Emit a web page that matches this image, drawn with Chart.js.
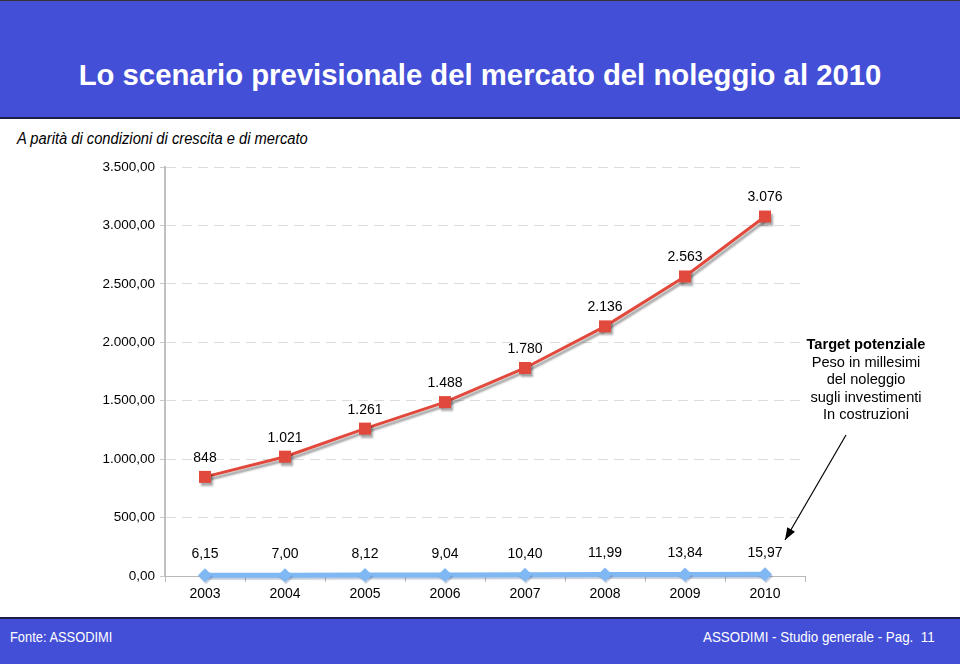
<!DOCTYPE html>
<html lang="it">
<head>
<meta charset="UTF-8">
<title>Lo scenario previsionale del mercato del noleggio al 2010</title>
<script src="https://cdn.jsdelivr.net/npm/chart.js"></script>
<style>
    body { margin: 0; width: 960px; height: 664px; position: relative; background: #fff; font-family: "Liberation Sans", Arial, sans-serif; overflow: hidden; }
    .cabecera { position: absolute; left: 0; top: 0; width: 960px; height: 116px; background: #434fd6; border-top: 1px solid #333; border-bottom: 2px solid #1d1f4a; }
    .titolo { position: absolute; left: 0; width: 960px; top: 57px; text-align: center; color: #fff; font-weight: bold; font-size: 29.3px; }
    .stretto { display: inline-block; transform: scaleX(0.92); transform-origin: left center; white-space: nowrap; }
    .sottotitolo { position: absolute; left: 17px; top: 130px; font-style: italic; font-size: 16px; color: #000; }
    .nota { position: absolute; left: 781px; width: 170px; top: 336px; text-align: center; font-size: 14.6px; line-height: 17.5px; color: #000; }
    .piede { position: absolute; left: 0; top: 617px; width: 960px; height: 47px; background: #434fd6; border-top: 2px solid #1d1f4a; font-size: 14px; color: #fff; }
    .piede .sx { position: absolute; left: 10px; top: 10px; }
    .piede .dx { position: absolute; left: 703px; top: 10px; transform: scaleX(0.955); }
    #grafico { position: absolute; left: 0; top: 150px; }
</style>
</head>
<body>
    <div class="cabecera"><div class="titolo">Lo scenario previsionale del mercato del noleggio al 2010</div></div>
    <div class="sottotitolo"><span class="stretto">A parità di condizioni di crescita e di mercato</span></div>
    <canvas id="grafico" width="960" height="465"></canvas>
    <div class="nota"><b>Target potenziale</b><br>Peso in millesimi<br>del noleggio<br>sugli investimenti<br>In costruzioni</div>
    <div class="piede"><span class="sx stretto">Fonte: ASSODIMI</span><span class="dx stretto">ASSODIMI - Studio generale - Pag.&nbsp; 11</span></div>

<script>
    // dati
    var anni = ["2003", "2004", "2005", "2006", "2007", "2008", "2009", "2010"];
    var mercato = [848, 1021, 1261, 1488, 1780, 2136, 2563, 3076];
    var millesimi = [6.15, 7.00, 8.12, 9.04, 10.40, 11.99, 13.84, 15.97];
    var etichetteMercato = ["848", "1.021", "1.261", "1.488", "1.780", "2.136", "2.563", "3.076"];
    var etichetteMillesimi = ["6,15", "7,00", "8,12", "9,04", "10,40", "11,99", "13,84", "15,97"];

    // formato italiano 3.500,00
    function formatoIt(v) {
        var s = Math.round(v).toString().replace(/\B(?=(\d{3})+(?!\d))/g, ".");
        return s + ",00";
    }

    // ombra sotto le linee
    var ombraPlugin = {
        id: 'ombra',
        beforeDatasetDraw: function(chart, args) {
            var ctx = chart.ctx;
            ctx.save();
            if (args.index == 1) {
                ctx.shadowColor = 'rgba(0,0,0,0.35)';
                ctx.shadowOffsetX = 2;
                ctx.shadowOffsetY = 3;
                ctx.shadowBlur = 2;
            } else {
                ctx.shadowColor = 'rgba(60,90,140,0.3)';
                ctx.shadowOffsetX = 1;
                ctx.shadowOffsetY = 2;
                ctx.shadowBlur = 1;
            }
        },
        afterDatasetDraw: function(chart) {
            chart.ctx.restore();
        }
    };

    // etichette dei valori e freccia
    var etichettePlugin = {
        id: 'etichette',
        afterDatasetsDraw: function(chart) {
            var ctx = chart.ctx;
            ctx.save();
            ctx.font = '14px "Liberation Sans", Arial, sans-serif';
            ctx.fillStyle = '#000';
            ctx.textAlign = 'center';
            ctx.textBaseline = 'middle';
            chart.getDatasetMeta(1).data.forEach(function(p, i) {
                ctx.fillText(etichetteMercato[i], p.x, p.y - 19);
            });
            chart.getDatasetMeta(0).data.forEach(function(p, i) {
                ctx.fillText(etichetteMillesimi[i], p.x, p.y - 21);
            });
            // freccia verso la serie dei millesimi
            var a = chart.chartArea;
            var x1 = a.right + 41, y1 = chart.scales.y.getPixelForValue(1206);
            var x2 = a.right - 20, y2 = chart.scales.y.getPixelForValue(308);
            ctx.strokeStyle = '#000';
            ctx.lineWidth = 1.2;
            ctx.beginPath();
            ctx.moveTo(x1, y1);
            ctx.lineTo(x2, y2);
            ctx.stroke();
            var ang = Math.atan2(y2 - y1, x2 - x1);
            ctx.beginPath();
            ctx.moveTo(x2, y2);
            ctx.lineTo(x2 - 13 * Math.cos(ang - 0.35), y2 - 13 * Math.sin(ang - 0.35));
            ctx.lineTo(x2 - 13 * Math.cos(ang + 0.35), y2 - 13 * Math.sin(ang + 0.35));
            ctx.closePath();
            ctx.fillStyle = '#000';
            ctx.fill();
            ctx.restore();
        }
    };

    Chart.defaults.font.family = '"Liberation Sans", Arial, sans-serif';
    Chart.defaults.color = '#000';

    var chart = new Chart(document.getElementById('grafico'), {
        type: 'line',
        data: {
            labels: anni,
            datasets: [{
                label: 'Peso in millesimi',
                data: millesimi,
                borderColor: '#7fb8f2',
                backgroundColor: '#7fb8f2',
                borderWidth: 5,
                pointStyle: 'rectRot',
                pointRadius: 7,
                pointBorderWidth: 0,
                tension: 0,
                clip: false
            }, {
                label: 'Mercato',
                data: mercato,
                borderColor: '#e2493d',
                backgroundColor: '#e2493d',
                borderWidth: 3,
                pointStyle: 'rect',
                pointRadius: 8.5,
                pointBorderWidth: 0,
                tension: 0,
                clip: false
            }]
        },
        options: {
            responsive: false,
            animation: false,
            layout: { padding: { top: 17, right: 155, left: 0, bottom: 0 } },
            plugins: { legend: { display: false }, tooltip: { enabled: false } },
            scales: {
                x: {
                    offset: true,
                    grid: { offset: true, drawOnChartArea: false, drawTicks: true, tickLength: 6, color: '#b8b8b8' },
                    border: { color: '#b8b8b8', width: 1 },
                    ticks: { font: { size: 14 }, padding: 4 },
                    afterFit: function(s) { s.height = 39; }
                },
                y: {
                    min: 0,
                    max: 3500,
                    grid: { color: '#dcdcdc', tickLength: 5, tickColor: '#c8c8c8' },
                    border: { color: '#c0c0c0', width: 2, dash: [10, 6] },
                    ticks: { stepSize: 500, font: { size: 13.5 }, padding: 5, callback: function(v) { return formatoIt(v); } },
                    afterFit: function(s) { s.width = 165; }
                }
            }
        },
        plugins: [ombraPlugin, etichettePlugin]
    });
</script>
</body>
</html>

**INSTRUCTION**
Copy the data exactly. Any picture it contains is to be omitted.

**SOLVED PROBLEM**
Emit a web page that matches this image, drawn with Chart.js.
<!DOCTYPE html>
<html lang="it">
<head>
<meta charset="UTF-8">
<title>Lo scenario previsionale del mercato del noleggio al 2010</title>
<script src="https://cdn.jsdelivr.net/npm/chart.js"></script>
<style>
    body { margin: 0; width: 960px; height: 664px; position: relative; background: #fff; font-family: "Liberation Sans", Arial, sans-serif; overflow: hidden; }
    .cabecera { position: absolute; left: 0; top: 0; width: 960px; height: 116px; background: #434fd6; border-top: 1px solid #333; border-bottom: 2px solid #1d1f4a; }
    .titolo { position: absolute; left: 0; width: 960px; top: 57px; text-align: center; color: #fff; font-weight: bold; font-size: 29.3px; }
    .stretto { display: inline-block; transform: scaleX(0.92); transform-origin: left center; white-space: nowrap; }
    .sottotitolo { position: absolute; left: 17px; top: 130px; font-style: italic; font-size: 16px; color: #000; }
    .nota { position: absolute; left: 781px; width: 170px; top: 336px; text-align: center; font-size: 14.6px; line-height: 17.5px; color: #000; }
    .piede { position: absolute; left: 0; top: 617px; width: 960px; height: 47px; background: #434fd6; border-top: 2px solid #1d1f4a; font-size: 14px; color: #fff; }
    .piede .sx { position: absolute; left: 10px; top: 10px; }
    .piede .dx { position: absolute; left: 703px; top: 10px; transform: scaleX(0.955); }
    #grafico { position: absolute; left: 0; top: 150px; }
</style>
</head>
<body>
    <div class="cabecera"><div class="titolo">Lo scenario previsionale del mercato del noleggio al 2010</div></div>
    <div class="sottotitolo"><span class="stretto">A parità di condizioni di crescita e di mercato</span></div>
    <canvas id="grafico" width="960" height="465"></canvas>
    <div class="nota"><b>Target potenziale</b><br>Peso in millesimi<br>del noleggio<br>sugli investimenti<br>In costruzioni</div>
    <div class="piede"><span class="sx stretto">Fonte: ASSODIMI</span><span class="dx stretto">ASSODIMI - Studio generale - Pag.&nbsp; 11</span></div>

<script>
    // dati
    var anni = ["2003", "2004", "2005", "2006", "2007", "2008", "2009", "2010"];
    var mercato = [848, 1021, 1261, 1488, 1780, 2136, 2563, 3076];
    var millesimi = [6.15, 7.00, 8.12, 9.04, 10.40, 11.99, 13.84, 15.97];
    var etichetteMercato = ["848", "1.021", "1.261", "1.488", "1.780", "2.136", "2.563", "3.076"];
    var etichetteMillesimi = ["6,15", "7,00", "8,12", "9,04", "10,40", "11,99", "13,84", "15,97"];

    // formato italiano 3.500,00
    function formatoIt(v) {
        var s = Math.round(v).toString().replace(/\B(?=(\d{3})+(?!\d))/g, ".");
        return s + ",00";
    }

    // ombra sotto le linee
    var ombraPlugin = {
        id: 'ombra',
        beforeDatasetDraw: function(chart, args) {
            var ctx = chart.ctx;
            ctx.save();
            if (args.index == 1) {
                ctx.shadowColor = 'rgba(0,0,0,0.35)';
                ctx.shadowOffsetX = 2;
                ctx.shadowOffsetY = 3;
                ctx.shadowBlur = 2;
            } else {
                ctx.shadowColor = 'rgba(60,90,140,0.3)';
                ctx.shadowOffsetX = 1;
                ctx.shadowOffsetY = 2;
                ctx.shadowBlur = 1;
            }
        },
        afterDatasetDraw: function(chart) {
            chart.ctx.restore();
        }
    };

    // etichette dei valori e freccia
    var etichettePlugin = {
        id: 'etichette',
        afterDatasetsDraw: function(chart) {
            var ctx = chart.ctx;
            ctx.save();
            ctx.font = '14px "Liberation Sans", Arial, sans-serif';
            ctx.fillStyle = '#000';
            ctx.textAlign = 'center';
            ctx.textBaseline = 'middle';
            chart.getDatasetMeta(1).data.forEach(function(p, i) {
                ctx.fillText(etichetteMercato[i], p.x, p.y - 19);
            });
            chart.getDatasetMeta(0).data.forEach(function(p, i) {
                ctx.fillText(etichetteMillesimi[i], p.x, p.y - 21);
            });
            // freccia verso la serie dei millesimi
            var a = chart.chartArea;
            var x1 = a.right + 41, y1 = chart.scales.y.getPixelForValue(1206);
            var x2 = a.right - 20, y2 = chart.scales.y.getPixelForValue(308);
            ctx.strokeStyle = '#000';
            ctx.lineWidth = 1.2;
            ctx.beginPath();
            ctx.moveTo(x1, y1);
            ctx.lineTo(x2, y2);
            ctx.stroke();
            var ang = Math.atan2(y2 - y1, x2 - x1);
            ctx.beginPath();
            ctx.moveTo(x2, y2);
            ctx.lineTo(x2 - 13 * Math.cos(ang - 0.35), y2 - 13 * Math.sin(ang - 0.35));
            ctx.lineTo(x2 - 13 * Math.cos(ang + 0.35), y2 - 13 * Math.sin(ang + 0.35));
            ctx.closePath();
            ctx.fillStyle = '#000';
            ctx.fill();
            ctx.restore();
        }
    };

    Chart.defaults.font.family = '"Liberation Sans", Arial, sans-serif';
    Chart.defaults.color = '#000';

    var chart = new Chart(document.getElementById('grafico'), {
        type: 'line',
        data: {
            labels: anni,
            datasets: [{
                label: 'Peso in millesimi',
                data: millesimi,
                borderColor: '#7fb8f2',
                backgroundColor: '#7fb8f2',
                borderWidth: 5,
                pointStyle: 'rectRot',
                pointRadius: 7,
                pointBorderWidth: 0,
                tension: 0,
                clip: false
            }, {
                label: 'Mercato',
                data: mercato,
                borderColor: '#e2493d',
                backgroundColor: '#e2493d',
                borderWidth: 3,
                pointStyle: 'rect',
                pointRadius: 8.5,
                pointBorderWidth: 0,
                tension: 0,
                clip: false
            }]
        },
        options: {
            responsive: false,
            animation: false,
            layout: { padding: { top: 17, right: 155, left: 0, bottom: 0 } },
            plugins: { legend: { display: false }, tooltip: { enabled: false } },
            scales: {
                x: {
                    offset: true,
                    grid: { offset: true, drawOnChartArea: false, drawTicks: true, tickLength: 6, color: '#b8b8b8' },
                    border: { color: '#b8b8b8', width: 1 },
                    ticks: { font: { size: 14 }, padding: 4 },
                    afterFit: function(s) { s.height = 39; }
                },
                y: {
                    min: 0,
                    max: 3500,
                    grid: { color: '#dcdcdc', tickLength: 5, tickColor: '#c8c8c8' },
                    border: { color: '#c0c0c0', width: 2, dash: [10, 6] },
                    ticks: { stepSize: 500, font: { size: 13.5 }, padding: 5, callback: function(v) { return formatoIt(v); } },
                    afterFit: function(s) { s.width = 165; }
                }
            }
        },
        plugins: [ombraPlugin, etichettePlugin]
    });
</script>
</body>
</html>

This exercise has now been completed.